-- start Data shown --
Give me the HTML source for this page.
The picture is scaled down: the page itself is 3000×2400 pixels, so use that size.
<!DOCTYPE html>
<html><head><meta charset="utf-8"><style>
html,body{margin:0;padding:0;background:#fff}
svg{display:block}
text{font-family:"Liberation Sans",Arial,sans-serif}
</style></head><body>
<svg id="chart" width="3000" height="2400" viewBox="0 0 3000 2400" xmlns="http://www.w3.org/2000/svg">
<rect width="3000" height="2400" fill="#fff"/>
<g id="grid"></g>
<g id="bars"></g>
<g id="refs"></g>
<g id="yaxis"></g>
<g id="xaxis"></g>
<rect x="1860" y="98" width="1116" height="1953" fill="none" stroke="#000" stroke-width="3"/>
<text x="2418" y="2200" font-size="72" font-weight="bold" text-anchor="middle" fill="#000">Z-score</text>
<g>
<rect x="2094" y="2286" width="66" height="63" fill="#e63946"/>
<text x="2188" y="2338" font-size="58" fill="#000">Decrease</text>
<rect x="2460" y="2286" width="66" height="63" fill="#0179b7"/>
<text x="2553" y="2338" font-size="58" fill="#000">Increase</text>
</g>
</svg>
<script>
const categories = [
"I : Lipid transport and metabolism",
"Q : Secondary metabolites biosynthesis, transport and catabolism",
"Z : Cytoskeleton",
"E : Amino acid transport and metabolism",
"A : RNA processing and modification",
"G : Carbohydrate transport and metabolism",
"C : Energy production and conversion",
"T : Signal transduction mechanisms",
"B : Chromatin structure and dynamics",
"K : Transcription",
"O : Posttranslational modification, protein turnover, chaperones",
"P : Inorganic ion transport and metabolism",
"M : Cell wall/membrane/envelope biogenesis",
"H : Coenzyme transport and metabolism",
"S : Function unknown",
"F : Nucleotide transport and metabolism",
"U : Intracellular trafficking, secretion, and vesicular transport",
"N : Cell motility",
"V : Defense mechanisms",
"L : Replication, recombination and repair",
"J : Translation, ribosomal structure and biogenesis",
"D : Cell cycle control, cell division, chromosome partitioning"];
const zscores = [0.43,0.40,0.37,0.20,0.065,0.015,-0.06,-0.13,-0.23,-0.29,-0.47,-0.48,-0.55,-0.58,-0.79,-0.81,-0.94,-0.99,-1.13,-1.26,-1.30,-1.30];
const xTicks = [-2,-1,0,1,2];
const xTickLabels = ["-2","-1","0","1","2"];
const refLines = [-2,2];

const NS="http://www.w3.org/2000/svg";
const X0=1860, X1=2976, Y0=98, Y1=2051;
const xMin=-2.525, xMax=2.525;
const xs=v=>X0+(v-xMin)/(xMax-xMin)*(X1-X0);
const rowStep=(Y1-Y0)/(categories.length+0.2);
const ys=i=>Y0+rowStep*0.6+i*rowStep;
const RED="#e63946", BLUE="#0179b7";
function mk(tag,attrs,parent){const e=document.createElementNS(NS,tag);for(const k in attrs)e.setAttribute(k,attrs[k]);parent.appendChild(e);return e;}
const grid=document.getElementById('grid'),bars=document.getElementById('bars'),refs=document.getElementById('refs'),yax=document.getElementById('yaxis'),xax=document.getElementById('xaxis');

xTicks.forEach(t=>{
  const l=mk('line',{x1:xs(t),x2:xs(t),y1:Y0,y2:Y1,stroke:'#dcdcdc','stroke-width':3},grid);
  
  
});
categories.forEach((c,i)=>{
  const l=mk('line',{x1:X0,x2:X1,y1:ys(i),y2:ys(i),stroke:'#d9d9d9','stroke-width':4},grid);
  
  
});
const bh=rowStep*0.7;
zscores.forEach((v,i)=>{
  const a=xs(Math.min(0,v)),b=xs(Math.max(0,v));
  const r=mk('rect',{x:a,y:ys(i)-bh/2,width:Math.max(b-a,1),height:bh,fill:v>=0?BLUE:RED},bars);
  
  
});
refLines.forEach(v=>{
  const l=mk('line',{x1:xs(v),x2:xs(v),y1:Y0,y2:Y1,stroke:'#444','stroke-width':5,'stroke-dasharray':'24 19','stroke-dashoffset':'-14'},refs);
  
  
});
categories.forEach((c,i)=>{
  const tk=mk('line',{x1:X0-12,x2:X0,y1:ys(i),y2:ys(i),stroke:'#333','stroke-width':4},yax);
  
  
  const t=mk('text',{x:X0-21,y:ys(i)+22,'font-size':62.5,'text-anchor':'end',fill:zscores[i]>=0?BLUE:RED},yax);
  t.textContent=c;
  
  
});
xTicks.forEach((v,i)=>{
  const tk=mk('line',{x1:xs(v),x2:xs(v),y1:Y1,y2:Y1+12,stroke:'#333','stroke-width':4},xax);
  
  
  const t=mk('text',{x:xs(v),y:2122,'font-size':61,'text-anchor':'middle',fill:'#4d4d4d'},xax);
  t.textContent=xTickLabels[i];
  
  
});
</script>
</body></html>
-- end Data shown --
> _Directions for this task_: Every line above should be written out again exactly as it stands.

> _Task output_:
Give me the HTML source for this page.
The picture is scaled down: the page itself is 3000×2400 pixels, so use that size.
<!DOCTYPE html>
<html><head><meta charset="utf-8"><style>
html,body{margin:0;padding:0;background:#fff}
svg{display:block}
text{font-family:"Liberation Sans",Arial,sans-serif}
</style></head><body>
<svg id="chart" width="3000" height="2400" viewBox="0 0 3000 2400" xmlns="http://www.w3.org/2000/svg">
<rect width="3000" height="2400" fill="#fff"/>
<g id="grid"></g>
<g id="bars"></g>
<g id="refs"></g>
<g id="yaxis"></g>
<g id="xaxis"></g>
<rect x="1860" y="98" width="1116" height="1953" fill="none" stroke="#000" stroke-width="3"/>
<text x="2418" y="2200" font-size="72" font-weight="bold" text-anchor="middle" fill="#000">Z-score</text>
<g>
<rect x="2094" y="2286" width="66" height="63" fill="#e63946"/>
<text x="2188" y="2338" font-size="58" fill="#000">Decrease</text>
<rect x="2460" y="2286" width="66" height="63" fill="#0179b7"/>
<text x="2553" y="2338" font-size="58" fill="#000">Increase</text>
</g>
</svg>
<script>
const categories = [
"I : Lipid transport and metabolism",
"Q : Secondary metabolites biosynthesis, transport and catabolism",
"Z : Cytoskeleton",
"E : Amino acid transport and metabolism",
"A : RNA processing and modification",
"G : Carbohydrate transport and metabolism",
"C : Energy production and conversion",
"T : Signal transduction mechanisms",
"B : Chromatin structure and dynamics",
"K : Transcription",
"O : Posttranslational modification, protein turnover, chaperones",
"P : Inorganic ion transport and metabolism",
"M : Cell wall/membrane/envelope biogenesis",
"H : Coenzyme transport and metabolism",
"S : Function unknown",
"F : Nucleotide transport and metabolism",
"U : Intracellular trafficking, secretion, and vesicular transport",
"N : Cell motility",
"V : Defense mechanisms",
"L : Replication, recombination and repair",
"J : Translation, ribosomal structure and biogenesis",
"D : Cell cycle control, cell division, chromosome partitioning"];
const zscores = [0.43,0.40,0.37,0.20,0.065,0.015,-0.06,-0.13,-0.23,-0.29,-0.47,-0.48,-0.55,-0.58,-0.79,-0.81,-0.94,-0.99,-1.13,-1.26,-1.30,-1.30];
const xTicks = [-2,-1,0,1,2];
const xTickLabels = ["-2","-1","0","1","2"];
const refLines = [-2,2];

const NS="http://www.w3.org/2000/svg";
const X0=1860, X1=2976, Y0=98, Y1=2051;
const xMin=-2.525, xMax=2.525;
const xs=v=>X0+(v-xMin)/(xMax-xMin)*(X1-X0);
const rowStep=(Y1-Y0)/(categories.length+0.2);
const ys=i=>Y0+rowStep*0.6+i*rowStep;
const RED="#e63946", BLUE="#0179b7";
function mk(tag,attrs,parent){const e=document.createElementNS(NS,tag);for(const k in attrs)e.setAttribute(k,attrs[k]);parent.appendChild(e);return e;}
const grid=document.getElementById('grid'),bars=document.getElementById('bars'),refs=document.getElementById('refs'),yax=document.getElementById('yaxis'),xax=document.getElementById('xaxis');

xTicks.forEach(t=>{
  const l=mk('line',{x1:xs(t),x2:xs(t),y1:Y0,y2:Y1,stroke:'#dcdcdc','stroke-width':3},grid);
  
  
});
categories.forEach((c,i)=>{
  const l=mk('line',{x1:X0,x2:X1,y1:ys(i),y2:ys(i),stroke:'#d9d9d9','stroke-width':4},grid);
  
  
});
const bh=rowStep*0.7;
zscores.forEach((v,i)=>{
  const a=xs(Math.min(0,v)),b=xs(Math.max(0,v));
  const r=mk('rect',{x:a,y:ys(i)-bh/2,width:Math.max(b-a,1),height:bh,fill:v>=0?BLUE:RED},bars);
  
  
});
refLines.forEach(v=>{
  const l=mk('line',{x1:xs(v),x2:xs(v),y1:Y0,y2:Y1,stroke:'#444','stroke-width':5,'stroke-dasharray':'24 19','stroke-dashoffset':'-14'},refs);
  
  
});
categories.forEach((c,i)=>{
  const tk=mk('line',{x1:X0-12,x2:X0,y1:ys(i),y2:ys(i),stroke:'#333','stroke-width':4},yax);
  
  
  const t=mk('text',{x:X0-21,y:ys(i)+22,'font-size':62.5,'text-anchor':'end',fill:zscores[i]>=0?BLUE:RED},yax);
  t.textContent=c;
  
  
});
xTicks.forEach((v,i)=>{
  const tk=mk('line',{x1:xs(v),x2:xs(v),y1:Y1,y2:Y1+12,stroke:'#333','stroke-width':4},xax);
  
  
  const t=mk('text',{x:xs(v),y:2122,'font-size':61,'text-anchor':'middle',fill:'#4d4d4d'},xax);
  t.textContent=xTickLabels[i];
  
  
});
</script>
</body></html>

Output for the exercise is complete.